Code that draws figures
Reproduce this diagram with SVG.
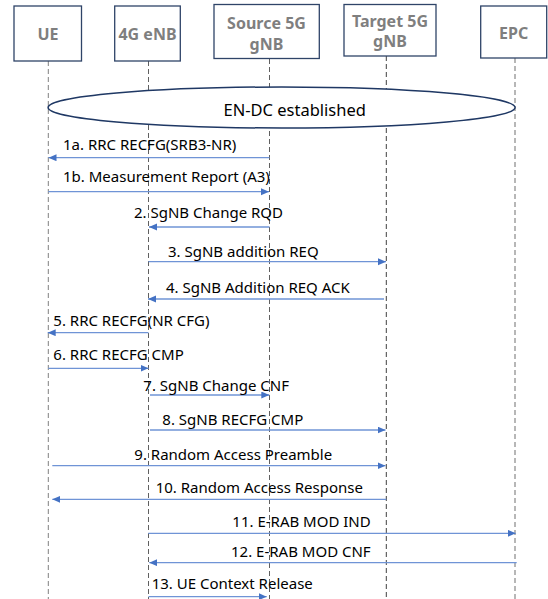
<svg xmlns="http://www.w3.org/2000/svg" width="548" height="599" viewBox="0 0 548 599">
<style>
.box{fill:#fff;stroke:#2f4468;stroke-width:1.3}
.bt{font-family:"Noto Sans","Liberation Sans",sans-serif;font-weight:bold;font-size:16px;fill:#7f7f7f;text-anchor:middle}
.life{fill:none;stroke-dasharray:5,3}
.msg{stroke:#6f94d6;stroke-width:1.3;fill:none;marker-end:url(#ah)}
.lbl{font-family:"Noto Sans","Liberation Sans",sans-serif;font-size:15px;fill:#000}
</style>
<defs>
<marker id="ah" markerUnits="userSpaceOnUse" markerWidth="9" markerHeight="8" refX="8" refY="3.5" orient="auto">
<path d="M0,0 L8,3.5 L0,7 z" fill="#4472c4"/>
</marker>
</defs>
<rect width="548" height="599" fill="#fff"/>
<g id="lifelines">
<line class="life" x1="48.3" y1="61" x2="48.3" y2="599" stroke="#808080" stroke-width="1"/>
<line class="life" x1="148.5" y1="61" x2="148.5" y2="599" stroke="#606060" stroke-width="1"/>
<line class="life" x1="269.5" y1="59" x2="269.5" y2="599" stroke="#606060" stroke-width="1"/>
<line class="life" x1="386.3" y1="56" x2="386.3" y2="599" stroke="#404040" stroke-width="1"/>
<line class="life" x1="515" y1="58" x2="515" y2="599" stroke="#a0a0a0" stroke-width="1.5"/>
</g>
<g id="ue"><rect class="box" x="14" y="6" width="67.5" height="55"/><text class="bt" x="48" y="40">UE</text></g>
<g id="enb"><rect class="box" x="114.7" y="6" width="65.6" height="55"/><text class="bt" x="147.5" y="40">4G eNB</text></g>
<g id="sgnb"><rect class="box" x="214" y="4.5" width="105.3" height="54"/><text class="bt" x="266.5" y="29">Source 5G</text><text class="bt" x="266.5" y="50">gNB</text></g>
<g id="tgnb"><rect class="box" x="344" y="4.5" width="92" height="51.5"/><text class="bt" x="390" y="27">Target 5G</text><text class="bt" x="390" y="47">gNB</text></g>
<g id="epc"><rect class="box" x="480.7" y="6" width="66" height="52"/><text class="bt" x="513.7" y="38.5">EPC</text></g>
<g id="endc"><ellipse cx="281.6" cy="107.5" rx="233.5" ry="20.5" fill="#fff" stroke="#1f3864" stroke-width="1.5"/><text class="lbl" x="223.5" y="115.5" style="font-size:16.5px">EN-DC established</text></g>
<g id="connectors">
<line class="msg" x1="269.5" y1="157.7" x2="48.5" y2="157.7"/>
<text class="lbl" x="63" y="150">1a. RRC RECFG(SRB3-NR)</text>
<line class="msg" x1="48.3" y1="191.7" x2="269" y2="191.7"/>
<text class="lbl" x="63" y="182">1b. Measurement Report (A3)</text>
<line class="msg" x1="269.5" y1="227" x2="149" y2="227"/>
<text class="lbl" x="134" y="218">2. SgNB Change RQD</text>
<line class="msg" x1="148.5" y1="261.7" x2="386" y2="261.7"/>
<text class="lbl" x="168" y="256.7">3. SgNB addition REQ</text>
<line class="msg" x1="384" y1="299" x2="148" y2="299"/>
<text class="lbl" x="166" y="293">4. SgNB Addition REQ ACK</text>
<line class="msg" x1="148.5" y1="332.7" x2="47.7" y2="332.7"/>
<text class="lbl" x="53.3" y="326">5. RRC RECFG(NR CFG)</text>
<line class="msg" x1="48.3" y1="368.3" x2="148.5" y2="368.3"/>
<text class="lbl" x="53.3" y="360">6. RRC RECFG CMP</text>
<line class="msg" x1="150" y1="395" x2="269.3" y2="395"/>
<text class="lbl" x="143.3" y="390.7">7. SgNB Change CNF</text>
<line class="msg" x1="150" y1="430" x2="385.5" y2="430"/>
<text class="lbl" x="162.3" y="425">8. SgNB RECFG CMP</text>
<line class="msg" x1="52.3" y1="465.7" x2="385.5" y2="465.7"/>
<text class="lbl" x="134.3" y="460">9. Random Access Preamble</text>
<line class="msg" x1="386.3" y1="499.3" x2="52.3" y2="499.3"/>
<text class="lbl" x="155.7" y="493">10. Random Access Response</text>
<line class="msg" x1="148.3" y1="533.3" x2="515.7" y2="533.3"/>
<text class="lbl" x="232.3" y="526.7">11. E-RAB MOD IND</text>
<line class="msg" x1="516.7" y1="562.7" x2="149.3" y2="562.7"/>
<text class="lbl" x="231" y="557.3">12. E-RAB MOD CNF</text>
<line class="msg" x1="148.5" y1="596.7" x2="266.7" y2="596.7"/>
<text class="lbl" x="151.7" y="589.3">13. UE Context Release</text>
</g>
</svg>
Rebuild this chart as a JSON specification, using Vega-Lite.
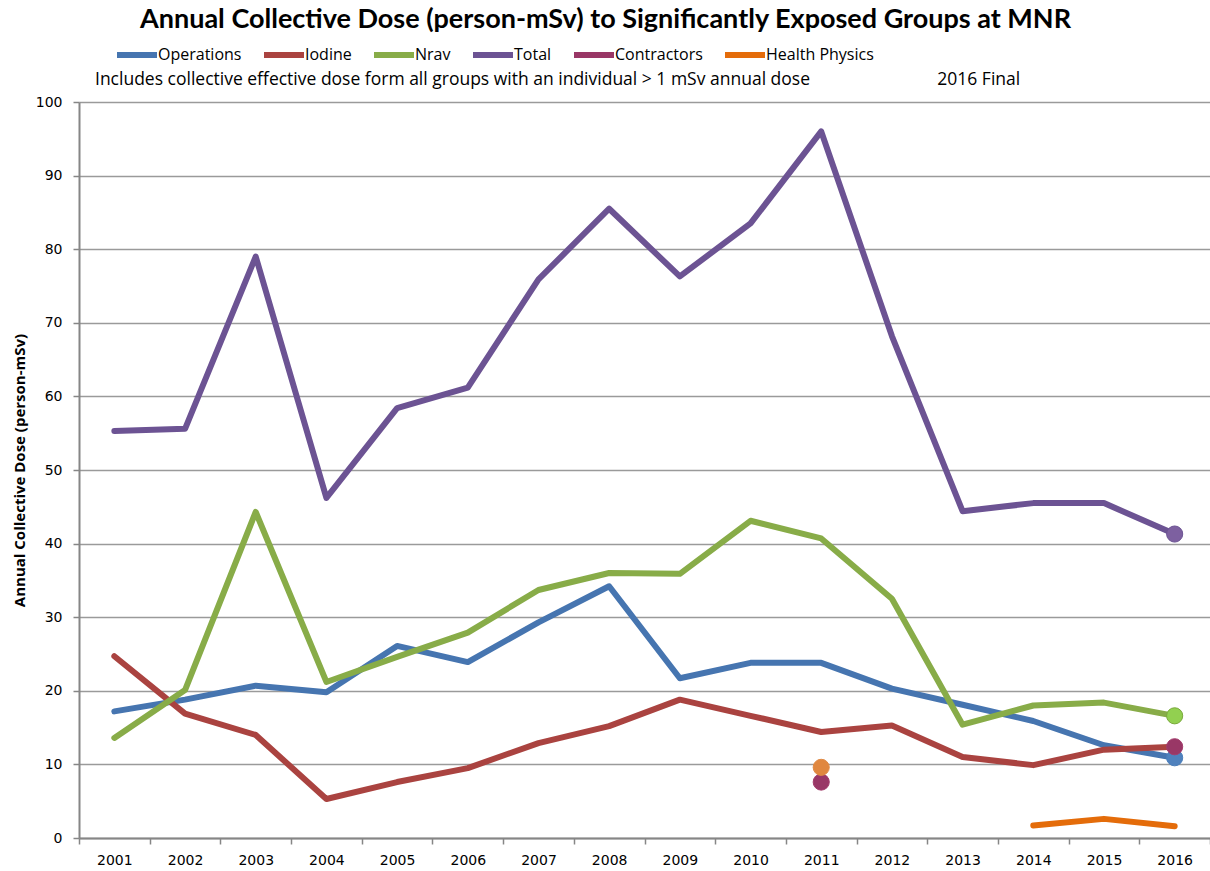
{
  "$schema": "https://vega.github.io/schema/vega-lite/v6.json",
  "autosize": {"type": "none"},
  "width": 1131,
  "height": 736,
  "padding": {"left": 79, "top": 102, "right": 0, "bottom": 33},
  "background": "white",
  "title": {
    "text": "Annual Collective Dose (person-mSv) to Significantly Exposed Groups at MNR",
    "anchor": "start",
    "frame": "group",
    "dx": 61,
    "offset": -2,
    "font": "Lato",
    "fontSize": 27,
    "fontWeight": "bold",
    "color": "#000000"
  },
  "data": {
    "values": [
      {"year": "2001", "series": "Operations", "dose": 17.2},
      {"year": "2002", "series": "Operations", "dose": 18.8},
      {"year": "2003", "series": "Operations", "dose": 20.7},
      {"year": "2004", "series": "Operations", "dose": 19.8},
      {"year": "2005", "series": "Operations", "dose": 26.1},
      {"year": "2006", "series": "Operations", "dose": 23.9},
      {"year": "2007", "series": "Operations", "dose": 29.3},
      {"year": "2008", "series": "Operations", "dose": 34.2},
      {"year": "2009", "series": "Operations", "dose": 21.7},
      {"year": "2010", "series": "Operations", "dose": 23.8},
      {"year": "2011", "series": "Operations", "dose": 23.8},
      {"year": "2012", "series": "Operations", "dose": 20.3},
      {"year": "2013", "series": "Operations", "dose": 18.1},
      {"year": "2014", "series": "Operations", "dose": 15.9},
      {"year": "2015", "series": "Operations", "dose": 12.6},
      {"year": "2016", "series": "Operations", "dose": 10.9},

      {"year": "2001", "series": "Iodine", "dose": 24.7},
      {"year": "2002", "series": "Iodine", "dose": 16.9},
      {"year": "2003", "series": "Iodine", "dose": 14.0},
      {"year": "2004", "series": "Iodine", "dose": 5.3},
      {"year": "2005", "series": "Iodine", "dose": 7.6},
      {"year": "2006", "series": "Iodine", "dose": 9.5},
      {"year": "2007", "series": "Iodine", "dose": 12.9},
      {"year": "2008", "series": "Iodine", "dose": 15.2},
      {"year": "2009", "series": "Iodine", "dose": 18.8},
      {"year": "2010", "series": "Iodine", "dose": 16.6},
      {"year": "2011", "series": "Iodine", "dose": 14.4},
      {"year": "2012", "series": "Iodine", "dose": 15.3},
      {"year": "2013", "series": "Iodine", "dose": 11.0},
      {"year": "2014", "series": "Iodine", "dose": 9.9},
      {"year": "2015", "series": "Iodine", "dose": 12.0},
      {"year": "2016", "series": "Iodine", "dose": 12.4},

      {"year": "2001", "series": "Nrav", "dose": 13.6},
      {"year": "2002", "series": "Nrav", "dose": 20.1},
      {"year": "2003", "series": "Nrav", "dose": 44.3},
      {"year": "2004", "series": "Nrav", "dose": 21.2},
      {"year": "2005", "series": "Nrav", "dose": 24.6},
      {"year": "2006", "series": "Nrav", "dose": 27.9},
      {"year": "2007", "series": "Nrav", "dose": 33.7},
      {"year": "2008", "series": "Nrav", "dose": 36.0},
      {"year": "2009", "series": "Nrav", "dose": 35.9},
      {"year": "2010", "series": "Nrav", "dose": 43.1},
      {"year": "2011", "series": "Nrav", "dose": 40.7},
      {"year": "2012", "series": "Nrav", "dose": 32.5},
      {"year": "2013", "series": "Nrav", "dose": 15.4},
      {"year": "2014", "series": "Nrav", "dose": 18.0},
      {"year": "2015", "series": "Nrav", "dose": 18.4},
      {"year": "2016", "series": "Nrav", "dose": 16.6},

      {"year": "2001", "series": "Total", "dose": 55.3},
      {"year": "2002", "series": "Total", "dose": 55.6},
      {"year": "2003", "series": "Total", "dose": 79.0},
      {"year": "2004", "series": "Total", "dose": 46.2},
      {"year": "2005", "series": "Total", "dose": 58.4},
      {"year": "2006", "series": "Total", "dose": 61.2},
      {"year": "2007", "series": "Total", "dose": 75.9},
      {"year": "2008", "series": "Total", "dose": 85.5},
      {"year": "2009", "series": "Total", "dose": 76.3},
      {"year": "2010", "series": "Total", "dose": 83.5},
      {"year": "2011", "series": "Total", "dose": 96.0},
      {"year": "2012", "series": "Total", "dose": 68.2},
      {"year": "2013", "series": "Total", "dose": 44.4},
      {"year": "2014", "series": "Total", "dose": 45.5},
      {"year": "2015", "series": "Total", "dose": 45.5},
      {"year": "2016", "series": "Total", "dose": 41.3},

      {"year": "2011", "series": "Contractors", "dose": 7.6},
      {"year": "2012", "series": "Contractors", "dose": null},
      {"year": "2013", "series": "Contractors", "dose": null},
      {"year": "2014", "series": "Contractors", "dose": null},
      {"year": "2015", "series": "Contractors", "dose": null},
      {"year": "2016", "series": "Contractors", "dose": 12.4},

      {"year": "2011", "series": "Health Physics", "dose": 9.6},
      {"year": "2012", "series": "Health Physics", "dose": null},
      {"year": "2013", "series": "Health Physics", "dose": null},
      {"year": "2014", "series": "Health Physics", "dose": 1.7},
      {"year": "2015", "series": "Health Physics", "dose": 2.6},
      {"year": "2016", "series": "Health Physics", "dose": 1.6}
    ]
  },
  "encoding": {
    "x": {
      "field": "year",
      "type": "ordinal",
      "scale": {"type": "band", "paddingInner": 0, "paddingOuter": 0},
      "axis": {
        "title": null,
        "labelAngle": 0,
        "labelFont": "DejaVu Sans",
        "labelFontSize": 14,
        "labelColor": "#000000",
        "labelPadding": 9,
        "domainColor": "#868686",
        "domainWidth": 2,
        "tickColor": "#868686",
        "tickWidth": 1.5,
        "tickSize": 6,
        "tickBand": "extent",
        "grid": false
      }
    },
    "y": {
      "field": "dose",
      "type": "quantitative",
      "scale": {"domain": [0, 100], "nice": false},
      "axis": {
        "title": "Annual Collective Dose (person-mSv)",
        "titleFont": "Open Sans",
        "titleFontSize": 15,
        "titleFontWeight": "bold",
        "titleColor": "#000000",
        "titlePadding": 8,
        "values": [0, 10, 20, 30, 40, 50, 60, 70, 80, 90, 100],
        "labelFont": "DejaVu Sans",
        "labelFontSize": 14,
        "labelColor": "#000000",
        "labelPadding": 11,
        "domainColor": "#868686",
        "domainWidth": 2,
        "tickColor": "#868686",
        "tickWidth": 1.5,
        "tickSize": 6,
        "gridColor": "#9a9a9a",
        "gridWidth": 1.5
      }
    }
  },
  "layer": [
    {
      "mark": {
        "type": "line",
        "strokeWidth": 6,
        "strokeCap": "round",
        "strokeJoin": "round",
        "invalid": "break-paths-show-domains"
      },
      "encoding": {
        "color": {
          "field": "series",
          "type": "nominal",
          "sort": ["Operations", "Iodine", "Nrav", "Total", "Contractors", "Health Physics"],
          "scale": {
            "domain": ["Operations", "Iodine", "Nrav", "Total", "Contractors", "Health Physics"],
            "range": ["#4675b0", "#aa4340", "#88ac48", "#6c5393", "#993766", "#e46c0a"]
          },
          "legend": {
            "title": "Includes collective effective dose form all groups with an individual > 1 mSv annual dose\u00a0\u00a0\u00a0\u00a0\u00a0\u00a0\u00a0\u00a0\u00a0\u00a0\u00a0\u00a0\u00a0\u00a0\u00a0\u00a0\u00a0\u00a0\u00a0\u00a0\u00a0\u00a0\u00a0\u00a0\u00a0\u00a0\u00a0\u00a02016 Final",
            "titleOrient": "bottom",
            "titleAnchor": "start",
            "titleFont": "Open Sans",
            "titleFontSize": 17.5,
            "titleFontWeight": "normal",
            "titleColor": "#000000",
            "titleLimit": 1100,
            "titlePadding": 4,
            "orient": "none",
            "direction": "horizontal",
            "legendX": 16,
            "legendY": -70,
            "symbolOffset": 19,
            "symbolType": "stroke",
            "symbolSize": 1600,
            "symbolStrokeWidth": 6,
            "labelOffset": -2,
            "columnPadding": -2,
            "labelFont": "Open Sans",
            "labelFontSize": 16,
            "labelColor": "#000000",
            "labelLimit": 300
          }
        }
      }
    },
    {
      "mark": {"type": "point", "filled": true, "size": 260, "opacity": 1, "strokeWidth": 1},
      "transform": [
        {"filter": "datum.dose != null"},
        {"filter": "datum.series === 'Contractors' || (datum.series === 'Health Physics' && datum.year === '2011') || (datum.year === '2016' && (datum.series === 'Operations' || datum.series === 'Nrav' || datum.series === 'Total'))"}
      ],
      "encoding": {
        "fill": {
          "field": "series",
          "type": "nominal",
          "scale": {
            "domain": ["Operations", "Nrav", "Total", "Contractors", "Health Physics"],
            "range": ["#4f81bd", "#92d050", "#7d60a0", "#993766", "#e0873f"]
          },
          "legend": null
        },
        "stroke": {
          "field": "series",
          "type": "nominal",
          "scale": {
            "domain": ["Operations", "Nrav", "Total", "Contractors", "Health Physics"],
            "range": ["#4a7ebb", "#7aa83c", "#6c5393", "#a33c6c", "#e08a45"]
          },
          "legend": null
        }
      }
    }
  ],
  "resolve": {"scale": {"fill": "independent", "stroke": "independent"}},
  "config": {
    "view": {"stroke": null}
  }
}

*TASK DETAILS*
Every line of the records that includes the word "with" should be gathered.

*EXPECTED ANSWER*
Reproduce this diagram with SVG.
            "title": "Includes collective effective dose form all groups with an individual > 1 mSv annual dose\u00a0\u00a0\u00a0\u00a0\u00a0\u00a0\u00a0\u00a0\u00a0\u00a0\u00a0\u00a0\u00a0\u00a0\u00a0\u00a0\u00a0\u00a0\u00a0\u00a0\u00a0\u00a0\u00a0\u00a0\u00a0\u00a0\u00a0\u00a02016 Final",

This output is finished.